EXERCISE BRIEF
Return the lines below exactly, from the first line to the line that contains "ARROW_Y = 1.019". Leave out pictures.

TASK MATERIAL

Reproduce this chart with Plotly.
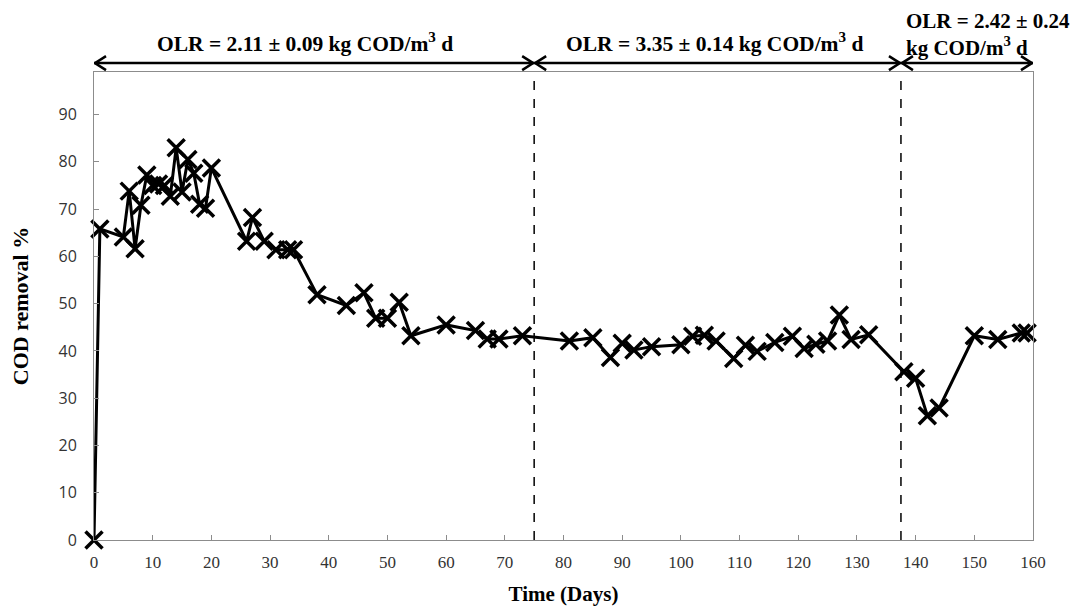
import plotly.graph_objects as go

# ---- data ----
days = [0, 1, 5, 6, 7, 8, 9, 10, 11, 12, 13, 14, 15, 16, 17, 18, 19, 20,
        26, 27, 29, 31, 33, 34, 38, 43, 46, 48, 50, 52, 54, 60, 65, 67, 69, 73,
        81, 85, 88, 90, 92, 95, 100, 102, 104, 106, 109, 111, 113, 116, 119,
        121, 123, 125, 127, 129, 132, 138, 140, 142, 144, 150, 154, 158, 159]
cod_removal = [0, 65.8, 64.1, 73.8, 61.6, 70.8, 77.2, 75.0, 75.3, 75.0, 72.7, 83.0,
               73.6, 80.5, 77.6, 71.0, 70.2, 78.7,
               63.2, 68.2, 63.2, 61.4, 61.4, 61.4, 51.9, 49.6, 52.3, 46.9, 46.9,
               50.3, 43.2, 45.5, 44.3, 42.5, 42.5, 43.2,
               42.1, 42.8, 38.6, 41.6, 40.2, 40.9, 41.3, 43.1, 43.3, 42.1, 38.4,
               41.2, 39.9, 41.8, 43.1, 40.5, 41.4, 42.1, 47.6, 42.4, 43.4,
               35.6, 34.2, 26.3, 27.9, 43.2, 42.4, 43.8, 43.8]

x_ticks = list(range(0, 161, 10))
y_ticks = list(range(0, 91, 10))

phase_bounds = [0, 75, 137.5, 160]
phase_labels = ["OLR = 2.11 ± 0.09 kg COD/m<sup>3</sup> d",
                "OLR = 3.35 ± 0.14 kg COD/m<sup>3</sup> d",
                "OLR = 2.42 ± 0.24<br>kg COD/m<sup>3</sup> d"]
phase_label_x = [36, 105.7, 138.1]
phase_label_y = [1.064, 1.064, 1.081]
phase_label_anchor = ["center", "center", "left"]
phase_label_size = [21.5, 21.5, 21]

Y_MAX = 99
ARROW_Y = 1.019  # paper fraction

fig = go.Figure()
fig.add_trace(go.Scatter(
    x=days, y=cod_removal, mode="lines+markers",
    line=dict(color="black", width=3),
    marker=dict(symbol="x-thin-open", size=17, color="black",
                line=dict(color="black", width=3.5)),
    cliponaxis=False, showlegend=False))

shapes = []
# dashed phase boundaries
for b in phase_bounds[1:-1]:
    shapes.append(dict(type="line", xref="x", yref="y", x0=b, x1=b, y0=0, y1=Y_MAX,
                       line=dict(color="black", width=1.5, dash="dash")))
# double-headed arrows over each phase
for a, b in zip(phase_bounds[:-1], phase_bounds[1:]):
    shapes.append(dict(type="line", xref="x", yref="paper", x0=a, x1=b,
                       y0=ARROW_Y, y1=ARROW_Y, line=dict(color="black", width=2.5)))
    shapes.append(dict(type="path", xref="x", yref="paper", xsizemode="pixel",
                       ysizemode="pixel", xanchor=a, yanchor=ARROW_Y,
                       path="M 12,7 L 1,0 L 12,-7", line=dict(color="black", width=2.5)))
    shapes.append(dict(type="path", xref="x", yref="paper", xsizemode="pixel",
                       ysizemode="pixel", xanchor=b, yanchor=ARROW_Y,
                       path="M -12,7 L -1,0 L -12,-7", line=dict(color="black", width=2.5)))

annotations = []
for lab, lx, ly, anc, sz in zip(phase_labels, phase_label_x, phase_label_y,
                                phase_label_anchor, phase_label_size):
    annotations.append(dict(text="<b>" + lab + "</b>", x=lx, y=ly, xref="x", yref="paper",
                            xanchor=anc, yanchor="middle",
                            showarrow=False, align="left",
                            font=dict(family="Liberation Serif", size=sz, color="black")))

fig.update_layout(
    width=1083, height=612,
    margin=dict(l=82, r=58, t=64, b=80),
    paper_bgcolor="white", plot_bgcolor="white",
    shapes=shapes, annotations=annotations,
    xaxis=dict(range=[0, 160], tickvals=x_ticks, showgrid=False, zeroline=False,
               showline=True, linecolor="#8c8c8c", linewidth=1, mirror=True,
               ticks="inside", ticklen=5, tickcolor="#8c8c8c", ticklabelstandoff=7,
               tickfont=dict(family="Liberation Sans Narrow, Arial Narrow", size=17,
                             color="#333333"),
               title=dict(text="<b>Time (Days)</b>", standoff=14,
                          font=dict(family="Liberation Serif", size=21, color="black"))),
    yaxis=dict(range=[0, Y_MAX], tickvals=y_ticks, showgrid=False, zeroline=False,
               showline=True, linecolor="#8c8c8c", linewidth=1, mirror=True,
               ticks="inside", ticklen=5, tickcolor="#8c8c8c", ticklabelstandoff=13,
               tickfont=dict(family="Open Sans", size=16, color="#333333"),
               title=dict(text="<b>COD removal %</b>", standoff=23,
                          font=dict(family="Liberation Serif", size=22, color="black"))),
)

fig.write_html("out.html")
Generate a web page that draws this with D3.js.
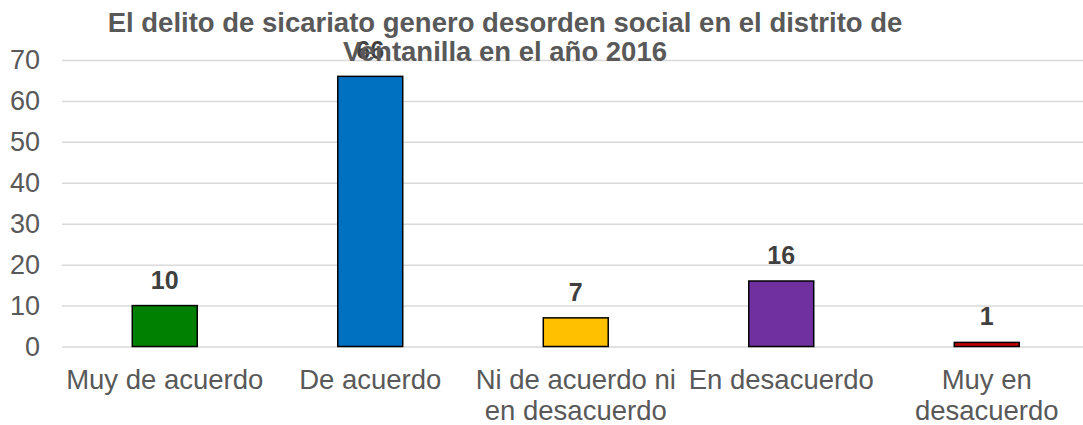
<!DOCTYPE html>
<html>
<head>
<meta charset="utf-8">
<script src="https://cdn.jsdelivr.net/npm/d3@7"></script>
<style>
  body { margin: 0; background: #fff; }
  svg { font-family: Arial, "Liberation Sans", sans-serif; }
</style>
</head>
<body>
<div id="container"></div>
<script>
const categories = ['Muy de acuerdo', 'De acuerdo', 'Ni de acuerdo ni en desacuerdo', 'En desacuerdo', 'Muy en desacuerdo'];
const categoryLines = [['Muy de acuerdo'], ['De acuerdo'], ['Ni de acuerdo ni', 'en desacuerdo'], ['En desacuerdo'], ['Muy en', 'desacuerdo']];
const values = [10, 66, 7, 16, 1];
const barColors = ['#008000', '#0070C0', '#FFC000', '#7030A0', '#C00000'];
const yTicks = [0, 10, 20, 30, 40, 50, 60, 70];
const titleLines = ['El delito de sicariato genero desorden social en el distrito de', 'Ventanilla en el año 2016'];

document.addEventListener('DOMContentLoaded', () => {
  const w = 1083;
  const h = 425;

  const svg = d3.select('#container')
    .append('svg')
    .attr('width', w)
    .attr('height', h);

  const x = d3.scaleBand()
    .domain(categories)
    .range([62, 1089.5])
    .paddingInner(0.684)
    .paddingOuter(0.342);

  const y = d3.scaleLinear()
    .domain([0, 70])
    .range([346.5, 60]);

  // gridlines + y labels
  const yAxis = svg.append('g')
    .attr('transform', 'translate(62,0)')
    .call(d3.axisLeft(y).tickValues(yTicks).tickSize(-(w - 62)).tickPadding(22));
  yAxis.select('.domain').remove();
  yAxis.selectAll('.tick line').attr('stroke', '#d9d9d9').attr('stroke-width', 1.5);
  yAxis.selectAll('.tick text')
    .attr('fill', '#595959')
    .style('font-size', '27px')
    .style('font-family', 'Arial, "Liberation Sans", sans-serif');

  // bars
  svg.append('g')
    .selectAll('rect')
    .data(values)
    .enter()
    .append('rect')
    .attr('x', (d, i) => x(categories[i]))
    .attr('width', x.bandwidth())
    .attr('y', d => y(d))
    .attr('height', d => y(0) - y(d))
    .attr('fill', (d, i) => barColors[i])
    .attr('stroke', '#000')
    .attr('stroke-width', 1.5);

  // value labels
  svg.append('g')
    .selectAll('text')
    .data(values)
    .enter()
    .append('text')
    .attr('x', (d, i) => x(categories[i]) + x.bandwidth() / 2)
    .attr('y', d => y(d) - 17)
    .attr('text-anchor', 'middle')
    .attr('fill', '#404040')
    .style('font-size', '25px')
    .style('font-weight', 'bold')
    .text(d => d);

  // category labels
  const xl = svg.append('g')
    .selectAll('text')
    .data(categoryLines)
    .enter()
    .append('text')
    .attr('text-anchor', 'middle')
    .attr('fill', '#595959')
    .style('font-size', '27.5px')
    .attr('transform', (d, i) => `translate(${x(categories[i]) + x.bandwidth() / 2},389)`);
  xl.selectAll('tspan')
    .data(d => d)
    .enter()
    .append('tspan')
    .attr('x', 0)
    .attr('y', (d, i) => i * 31)
    .text(d => d);

  // title
  svg.append('text')
    .attr('text-anchor', 'middle')
    .attr('fill', '#595959')
    .style('font-size', '27.5px')
    .style('font-weight', 'bold')
    .selectAll('tspan')
    .data(titleLines)
    .enter()
    .append('tspan')
    .attr('x', 505)
    .attr('y', (d, i) => 32 + i * 29)
    .text(d => d);
});
</script>
</body>
</html>
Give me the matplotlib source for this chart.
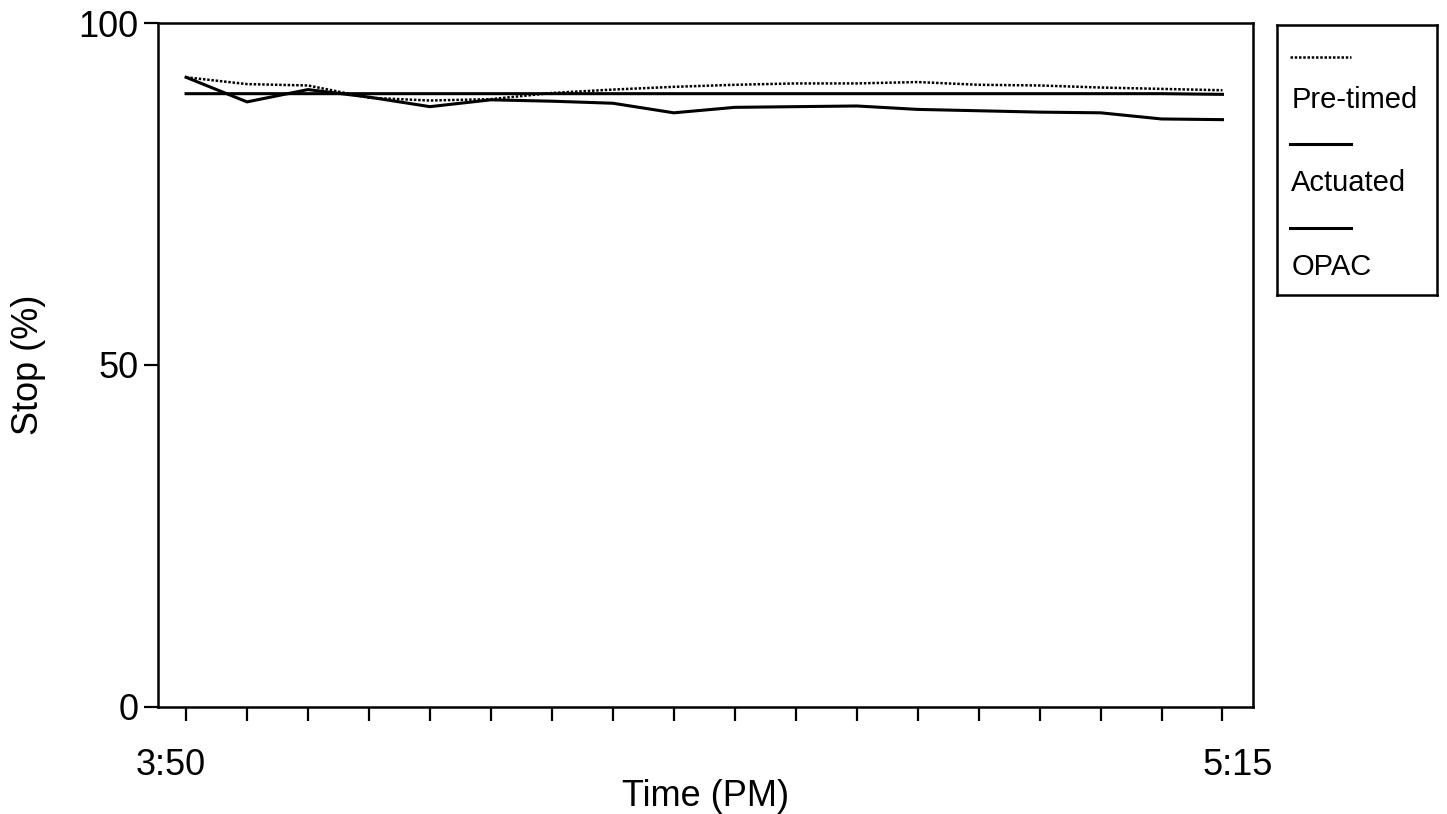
import numpy as np
import matplotlib
matplotlib.use('Agg')
import matplotlib.pyplot as plt
import matplotlib.transforms as mtransforms

plt.rcParams['font.family'] = ['Liberation Sans', 'DejaVu Sans']

# minutes after 3:50 PM, one reading every 5 minutes
minutes = [0, 5, 10, 15, 20, 25, 30, 35, 40, 45, 50, 55, 60, 65, 70, 75, 80, 85]
pretimed = [92.1, 91.1, 90.9, 89.1, 88.7, 88.9, 89.8, 90.3, 90.7, 91.0,
            91.2, 91.2, 91.4, 91.0, 90.9, 90.6, 90.4, 90.2]
actuated = [89.7, 89.7, 89.7, 89.7, 89.7, 89.7, 89.7, 89.7, 89.7, 89.7,
            89.7, 89.7, 89.7, 89.7, 89.7, 89.7, 89.7, 89.6]
opac = [92.1, 88.5, 90.3, 89.2, 87.8, 88.8, 88.6, 88.3, 86.9, 87.7,
        87.8, 87.9, 87.4, 87.2, 87.0, 86.9, 86.0, 85.9]
series_names = ['Pre-timed', 'Actuated', 'OPAC']
end_labels = ['3:50', '5:15']

fig = plt.figure(figsize=(14.47, 8.14), dpi=100)
ax = fig.add_axes([0.1092, 0.1318, 0.7567, 0.8396])

ax.plot(minutes, pretimed, color='black', lw=1.8, ls=(0, (1, 0.7)))
ax.plot(minutes, actuated, color='black', lw=2.2)
ax.plot(minutes, opac, color='black', lw=2.2)

ax.set_xlim(-2.3, 87.5)
ax.set_ylim(0, 100)
ax.set_yticks([0, 50, 100])
ax.set_xticks(minutes)
ax.set_xticklabels([end_labels[0]] + [''] * (len(minutes) - 2) + [end_labels[1]])
ax.tick_params(axis='both', direction='out', length=10, width=1.6, labelsize=26, pad=4)
ax.tick_params(axis='x', pad=20)
for s in ax.spines.values():
    s.set_linewidth(1.8)

# nudge the two end labels like the original
labs = ax.get_xticklabels()
labs[0].set_transform(labs[0].get_transform() + mtransforms.ScaledTranslation(-0.15, 0, fig.dpi_scale_trans))
labs[-1].set_transform(labs[-1].get_transform() + mtransforms.ScaledTranslation(0.15, 0, fig.dpi_scale_trans))

ax.set_xlabel('Time (PM)', fontsize=26, labelpad=-3)
ax.set_ylabel('Stop (%)', fontsize=26, labelpad=23)

# legend box drawn by hand: sample line above each name
lg = fig.add_axes([0.8825, 0.6376, 0.1106, 0.3317])
lg.set_xlim(0, 1)
lg.set_ylim(0, 1)
lg.set_xticks([])
lg.set_yticks([])
for s in lg.spines.values():
    s.set_linewidth(1.8)
styles = [(0, (1, 0.7)), '-', '-']
line_y = [0.881, 0.559, 0.248]
text_y = [0.722, 0.415, 0.104]
for name, st, ly, ty in zip(series_names, styles, line_y, text_y):
    lg.plot([0.08, 0.46], [ly, ly], color='black', lw=1.8 if st != '-' else 2.2, ls=st)
    lg.text(0.09, ty, name, fontsize=21, va='center', ha='left')

fig.savefig('out.png', dpi=100)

PROBLEM SOLUTION
Reproduce this chart with Plotly.
import plotly.graph_objects as go

# ---- data ----
days = [0, 1, 5, 6, 7, 8, 9, 10, 11, 12, 13, 14, 15, 16, 17, 18, 19, 20,
        26, 27, 29, 31, 33, 34, 38, 43, 46, 48, 50, 52, 54, 60, 65, 67, 69, 73,
        81, 85, 88, 90, 92, 95, 100, 102, 104, 106, 109, 111, 113, 116, 119,
        121, 123, 125, 127, 129, 132, 138, 140, 142, 144, 150, 154, 158, 159]
cod_removal = [0, 65.8, 64.1, 73.8, 61.6, 70.8, 77.2, 75.0, 75.3, 75.0, 72.7, 83.0,
               73.6, 80.5, 77.6, 71.0, 70.2, 78.7,
               63.2, 68.2, 63.2, 61.4, 61.4, 61.4, 51.9, 49.6, 52.3, 46.9, 46.9,
               50.3, 43.2, 45.5, 44.3, 42.5, 42.5, 43.2,
               42.1, 42.8, 38.6, 41.6, 40.2, 40.9, 41.3, 43.1, 43.3, 42.1, 38.4,
               41.2, 39.9, 41.8, 43.1, 40.5, 41.4, 42.1, 47.6, 42.4, 43.4,
               35.6, 34.2, 26.3, 27.9, 43.2, 42.4, 43.8, 43.8]

x_ticks = list(range(0, 161, 10))
y_ticks = list(range(0, 91, 10))

phase_bounds = [0, 75, 137.5, 160]
phase_labels = ["OLR = 2.11 ± 0.09 kg COD/m<sup>3</sup> d",
                "OLR = 3.35 ± 0.14 kg COD/m<sup>3</sup> d",
                "OLR = 2.42 ± 0.24<br>kg COD/m<sup>3</sup> d"]
phase_label_x = [36, 105.7, 138.1]
phase_label_y = [1.064, 1.064, 1.081]
phase_label_anchor = ["center", "center", "left"]
phase_label_size = [21.5, 21.5, 21]

Y_MAX = 99
ARROW_Y = 1.019  # paper fraction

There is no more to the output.